After 2,686 days at Google, software engineer Brian Kennish has left the search giant to focus on “Disconnect,” an open source browser extension designed to stop third parties and search engines from tracking Web pages you visit and searches you do.
Kennish is the engineer behind the “Facebook Disconnect” extension that blocks traffic from third-party sites to Facebook servers, but still lets users access Facebook itself. That extension has amassed 70,000 downloads since its release in late October.
Kennish’s Disconnect Extension (Currently for Chrome & RockMelt) lets users take control of the data they share with third parties and enables them to:
• Disable tracking by third parties like Digg, Facebook, Google, Twitter, and Yahoo, without requiring any setup or significantly degrading the usability of the web.

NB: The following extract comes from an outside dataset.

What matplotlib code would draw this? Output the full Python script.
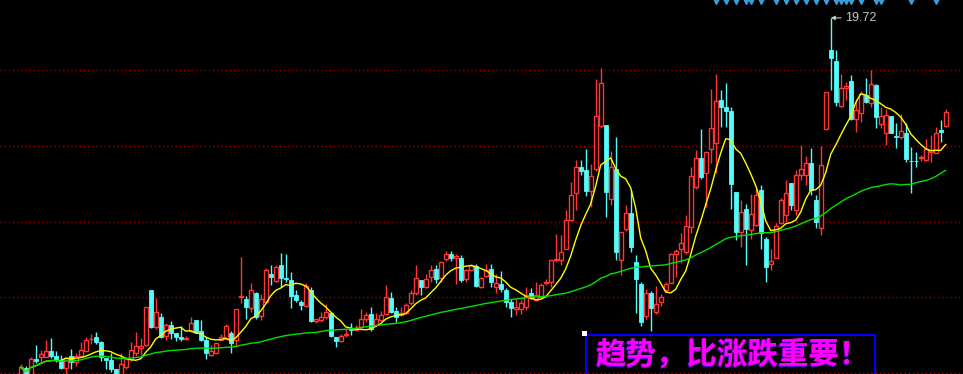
import numpy as np
import pandas as pd
import matplotlib
matplotlib.use("Agg")
import matplotlib.pyplot as plt
from matplotlib.patches import Rectangle
from matplotlib import transforms

plt.rcParams['font.family'] = ['Noto Sans CJK SC', 'DejaVu Sans']

# daily candles, oldest first
opens = [7.90, 8.17, 7.93, 8.45, 8.52, 8.54, 8.74, 8.56, 8.43, 8.17,
         8.56, 8.35, 8.56, 8.74, 9.13, 9.19, 9.02, 8.50, 8.43, 8.14,
         7.90, 8.21, 8.47, 8.65, 8.83, 8.92, 10.74, 9.53, 9.84, 9.23,
         9.58, 9.31, 9.18, 9.13, 9.40, 9.74, 9.40, 9.09, 8.59, 8.65,
         9.09, 9.14, 9.31, 9.09, 10.50, 10.44, 10.14, 10.65, 9.88, 10.36,
         11.28, 11.04, 11.55, 11.14, 11.06, 10.57, 10.33, 10.21, 10.74, 9.72,
         9.74, 9.84, 9.97, 9.20, 9.07, 9.25, 9.46, 9.42, 9.51, 9.80,
         9.95, 9.58, 9.74, 9.95, 10.47, 10.05, 9.91, 9.99, 10.30, 10.65,
         11.06, 10.83, 11.17, 11.42, 11.15, 11.78, 11.92, 11.79, 11.81, 11.09,
         11.41, 11.52, 10.85, 11.19, 11.44, 10.85, 10.93, 10.74, 10.36, 10.10,
         10.10, 10.19, 10.63, 10.41, 10.51, 10.98, 11.01, 11.74, 11.72, 12.11,
         13.04, 13.93, 14.79, 14.70, 14.01, 14.72, 16.15, 16.18, 13.76, 14.72,
         11.74, 12.77, 13.29, 11.66, 10.93, 9.88, 10.63, 10.02, 10.36, 10.74,
         10.98, 11.94, 12.11, 12.00, 12.83, 14.13, 15.09, 14.59, 15.38, 15.60,
         17.00, 16.79, 16.66, 13.98, 12.66, 13.43, 12.71, 12.88, 14.04, 12.44,
         11.61, 11.81, 12.95, 13.21, 14.27, 13.37, 14.53, 14.53, 14.93, 13.71,
         12.79, 16.04, 18.65, 18.29, 16.81, 17.39, 17.64, 16.37, 16.59, 17.17,
         16.90, 17.50, 16.22, 15.91, 16.48, 15.82, 15.78, 15.93, 15.01, 15.01,
         15.09, 15.03, 15.30, 15.27, 16.02, 16.15]
highs = [8.30, 8.24, 8.53, 8.92, 8.76, 9.09, 9.16, 8.73, 8.59, 8.53,
         8.79, 8.67, 9.02, 9.19, 9.29, 9.35, 9.06, 8.50, 8.67, 8.14,
         8.67, 8.54, 9.02, 9.35, 9.16, 10.19, 10.74, 10.47, 9.98, 9.64,
         9.71, 9.31, 9.55, 9.22, 9.84, 9.74, 9.74, 9.20, 8.92, 9.00,
         9.29, 9.62, 9.40, 10.10, 11.83, 10.54, 10.98, 10.68, 10.61, 11.48,
         11.55, 11.55, 11.96, 11.94, 11.33, 10.74, 10.41, 10.96, 10.83, 9.80,
         10.02, 10.28, 10.02, 9.20, 9.28, 9.47, 9.66, 9.60, 10.10, 10.02,
         10.19, 9.99, 10.05, 10.90, 10.66, 10.19, 10.19, 10.30, 10.74, 11.55,
         11.06, 11.28, 11.55, 11.55, 11.70, 12.03, 12.03, 11.92, 11.88, 11.44,
         11.61, 11.61, 11.17, 11.60, 11.61, 11.28, 11.37, 10.80, 10.44, 10.44,
         10.41, 10.83, 10.80, 11.01, 10.98, 11.12, 11.74, 12.58, 12.55, 13.37,
         14.31, 15.03, 15.03, 15.38, 14.90, 17.71, 18.05, 16.18, 15.34, 15.78,
         12.64, 13.54, 14.04, 11.88, 11.01, 10.76, 10.71, 10.87, 10.61, 11.01,
         11.96, 12.11, 12.63, 13.21, 14.79, 15.36, 16.05, 15.31, 17.36, 17.86,
         17.33, 17.57, 16.77, 13.98, 13.72, 13.57, 13.90, 14.06, 14.20, 12.50,
         12.08, 12.95, 13.79, 14.37, 14.28, 14.70, 15.52, 15.16, 15.43, 13.87,
         15.49, 17.28, 19.72, 18.67, 17.88, 17.60, 17.82, 17.04, 17.31, 17.75,
         18.01, 17.53, 16.79, 16.70, 16.48, 16.26, 16.55, 16.26, 15.47, 15.31,
         15.20, 15.71, 15.85, 16.13, 16.35, 16.70]
lows = [7.84, 7.84, 7.90, 8.33, 8.33, 8.52, 8.50, 8.36, 8.15, 7.97,
        8.13, 8.23, 8.52, 8.73, 8.96, 8.96, 8.41, 8.12, 8.02, 7.87,
        7.87, 8.13, 8.41, 8.56, 8.60, 8.89, 9.49, 9.47, 9.16, 9.09,
        9.14, 9.07, 9.07, 9.09, 9.36, 9.31, 9.07, 8.46, 8.56, 8.65,
        9.09, 9.12, 8.65, 8.89, 10.30, 9.79, 10.02, 9.80, 9.74, 10.30,
        10.90, 11.01, 10.85, 11.01, 10.14, 10.36, 10.08, 10.19, 9.69, 9.66,
        9.69, 9.80, 9.20, 8.87, 9.03, 9.20, 9.25, 9.40, 9.47, 9.69,
        9.40, 9.55, 9.72, 9.91, 9.97, 9.69, 9.88, 9.95, 10.24, 10.57,
        10.57, 10.80, 11.01, 10.98, 11.01, 11.70, 11.70, 10.93, 11.01, 11.01,
        11.37, 10.85, 10.80, 11.17, 10.85, 10.63, 10.68, 10.17, 9.86, 9.91,
        9.95, 10.08, 10.44, 10.39, 10.50, 10.90, 10.83, 11.66, 11.55, 12.08,
        13.02, 13.37, 14.53, 13.84, 13.48, 14.67, 16.08, 13.16, 13.54, 11.72,
        11.23, 12.69, 12.00, 9.99, 9.55, 9.77, 9.40, 9.95, 10.21, 10.68,
        10.96, 11.17, 11.63, 11.94, 12.61, 14.06, 14.39, 13.48, 14.92, 14.59,
        16.13, 16.13, 13.43, 12.39, 12.16, 11.55, 12.44, 12.85, 12.11, 11.01,
        11.41, 11.81, 12.93, 12.98, 13.37, 13.21, 14.37, 14.20, 13.87, 12.79,
        12.55, 16.04, 17.33, 16.81, 16.78, 17.00, 16.35, 15.96, 16.29, 16.90,
        16.79, 16.08, 16.08, 15.51, 15.91, 15.42, 15.74, 14.97, 13.93, 14.81,
        15.01, 15.01, 14.97, 15.25, 15.63, 16.13]
closes = [8.19, 7.90, 8.46, 8.41, 8.63, 8.73, 8.56, 8.46, 8.17, 8.50,
          8.35, 8.56, 8.75, 9.09, 9.14, 9.02, 8.54, 8.44, 8.12, 7.90,
          8.29, 8.45, 8.76, 8.89, 8.91, 10.17, 9.53, 10.02, 9.18, 9.58,
          9.31, 9.18, 9.12, 9.16, 9.64, 9.36, 9.09, 8.65, 8.74, 9.00,
          9.20, 9.55, 8.98, 10.10, 10.54, 10.19, 10.74, 9.84, 10.44, 11.41,
          11.17, 11.50, 11.15, 11.09, 10.55, 10.41, 10.24, 10.87, 9.72, 9.80,
          9.84, 10.02, 9.23, 9.07, 9.22, 9.29, 9.42, 9.49, 9.80, 9.91,
          9.44, 9.78, 9.91, 10.50, 10.02, 9.84, 9.99, 10.24, 10.65, 11.15,
          10.83, 11.12, 11.39, 11.12, 11.66, 11.94, 11.81, 11.85, 11.06, 11.39,
          11.55, 10.87, 11.15, 11.41, 11.01, 10.96, 10.76, 10.36, 10.14, 10.19,
          10.30, 10.57, 10.47, 10.57, 10.90, 11.01, 11.74, 11.78, 12.00, 13.04,
          13.87, 14.79, 14.67, 14.01, 14.50, 16.48, 17.58, 13.98, 14.81, 12.00,
          12.64, 13.28, 12.16, 11.09, 9.69, 10.63, 10.14, 10.27, 10.50, 10.93,
          11.92, 12.03, 12.30, 12.85, 14.50, 15.09, 14.48, 15.29, 16.08, 16.97,
          16.79, 16.66, 14.24, 12.66, 13.32, 12.74, 13.24, 13.87, 12.61, 11.50,
          11.69, 12.85, 13.72, 13.93, 13.54, 14.53, 14.73, 14.93, 14.04, 12.98,
          14.87, 17.28, 18.41, 16.94, 17.39, 17.46, 16.37, 16.68, 17.20, 16.95,
          17.53, 16.44, 16.48, 16.51, 15.91, 15.78, 16.00, 15.06, 14.99, 14.99,
          15.13, 15.38, 15.36, 15.91, 15.96, 16.62]

# days carrying a signal mark along the top edge
signal_days = [139, 141, 143, 145, 146, 148, 151, 153, 155, 157, 159,
               161, 163, 164, 165, 166, 168, 171, 172, 178, 183]

grid_levels = [8.0, 10.5, 13.0, 15.5, 18.0]
slogan = "趋势，比涨跌重要！"

UP = '#ff3434'
DOWN = '#54fcfc'

o = np.array(opens)
h = np.array(highs)
l = np.array(lows)
c = np.array(closes)
x = np.arange(len(c))
up = c >= o

ma_fast = pd.Series(c).rolling(8, min_periods=1).mean()
ma_slow = pd.Series(c).rolling(60, min_periods=1).mean()

fig = plt.figure(figsize=(9.63, 3.74), dpi=100, facecolor='black')
ax = fig.add_axes([0, 0, 1, 1])
ax.set_facecolor('black')

for lvl in grid_levels:
    ax.axhline(lvl, color='#a00000', lw=1, ls=(0, (1, 2)), zorder=1)

ax.vlines(x, l, h, colors=np.where(up, UP, DOWN), lw=1, zorder=2)
w = 0.72
ax.bar(x[~up], (o - c)[~up], bottom=c[~up], width=w, color=DOWN,
       edgecolor=DOWN, lw=0.6, zorder=3)
ax.bar(x[up], (c - o)[up], bottom=o[up], width=w, facecolor='black',
       edgecolor=UP, lw=1, zorder=3)

ax.plot(x, ma_fast, color='#ffff00', lw=1, zorder=4)
ax.plot(x, ma_slow, color='#00e000', lw=1, zorder=4)

# signal marks at the top
tr = transforms.blended_transform_factory(ax.transData, ax.transAxes)
ax.plot(signal_days, [0.997] * len(signal_days), 'v', color='#3a9fd8',
        ms=4, transform=tr, zorder=5, clip_on=True)

# highest price label
k = int(np.argmax(h))
ax.annotate(f"{h[k]:.2f}", xy=(k, h[k]), xytext=(k + 2.9, h[k]),
            color='#c8c8c8', fontsize=9, va='center', ha='left',
            family='Liberation Sans',
            arrowprops=dict(arrowstyle='-|>', color='#c8c8c8', lw=0.8,
                            shrinkA=1, shrinkB=0, mutation_scale=6))

# slogan box
ax.add_patch(Rectangle((0.6082, -0.1), 0.3004, 0.2043, transform=ax.transAxes,
                       fill=False, edgecolor='#0000ff', lw=1.5, zorder=6))
ax.add_patch(Rectangle((0.6044, 0.1029), 0.0052, 0.0134, transform=ax.transAxes,
                       facecolor='white', edgecolor='none', zorder=7))
ax.text(0.7595, 0.049, slogan, transform=ax.transAxes, color='#5500cc',
        fontsize=22, fontweight='bold', ha='center', va='center', zorder=7)
ax.text(0.7607, 0.051, slogan, transform=ax.transAxes, color='#ff00ff',
        fontsize=22, fontweight='bold', ha='center', va='center', zorder=8)

ax.set_xlim(-4.14, 188.46)
ax.set_ylim(7.97, 20.31)
ax.axis('off')

fig.savefig('out.png', dpi=100, facecolor='black')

• Truly depersonalize searches on search engines like Google and Yahoo (by blocking identifying cookies not just changing the appearance of results pages), while staying logged into other services — e.g., so you can search anonymously on Google and access iGoogle at once.
• See how many resource and cookie requests are blocked, in real time.
• Easily unblock services, by clicking the toolbar button then services (and reloading current pages) — e.g., so you can play games on Facebook.
Disconnect is open source software.
There has been a recent rise in extensions and plug-ins from several developers and firms that aim to help users maintain control over what they share online and how they are tracked. Additionally, the FTC has been discussing the possibility of a “do not track” feature to further help protect users privacy online.